Sports analogies in politics are fraught with peril. Heading into the NDP’s summer caucus meeting, Thomas Mulcair went with boxing to describe the campaign for 2015.
“This is a 15-round match that we are preparing for. It’s not a three-round fight,” Mr. Mulcair said.
The 15-round fight actually hasn’t been common since the 1980s. After the death of Duk Koo Kim, a sport that depends entirely on doing harm to another man’s body decided that having two men punch each other for more than 12 intervals of three minutes was too much.
Possibly Mr. Mulcair is not much of a boxing fan and he didn’t intend to invoke the parameters of old school brawling, but I’ll use this as a convenient segue to one of the interesting parts of Mr. Mulcair’s public image. His opponents like to mock him as “Angry Tom,” but here he is on himself in an interview last week with the Star.
“We’ve been standing up to Stephen Harper and offering him an opposition he has never had before. Without putting too fine a point on it, I’m no Stéphane Dion or Michael Ignatieff and people know that. So does Stephen Harper. He’s been getting the fight of his life in the House,” he said.

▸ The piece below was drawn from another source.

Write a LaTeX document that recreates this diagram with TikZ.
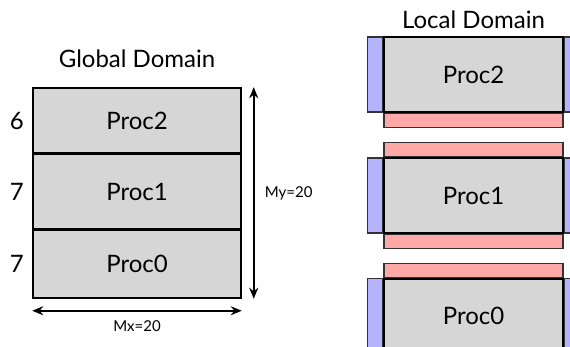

He made a similar assessment in his interview with the Huffington Post.
“I don’t shy away from a good tough debate, at all. It’s always been part and parcel of my understanding of what we have to do in politics, because otherwise you end up like Stéphane Dion or Michael Ignatieff. You are just going to be roadkill.”
He predicts an “epic battle” in 2015. And in the Globe’s story, an NDP strategist suggests “tough” as one of the words voters would associate with Mr. Mulcair.
The risk might be that voters will hear Mr. Mulcair as Andrew Coyne does.
There is an off-key quality to his performance — a tinniness of tone, a boastful insecurity, a sense of tightly wound resentment — of a kind the public is very good at detecting.
So, perhaps like Mr. Harper before him, Mr. Mulcair has to figure out how to convey himself. So long as this toughness reinforces his team’s preferred adjectives—”Leadership” and “Experience”—he might be fine. When the toughness seems to undermine those adjectives, less so. But this does leave non-Conservative voters with a distinct choice of personalities between Mr. Mulcair and the sweetness and light of Mr. Trudeau.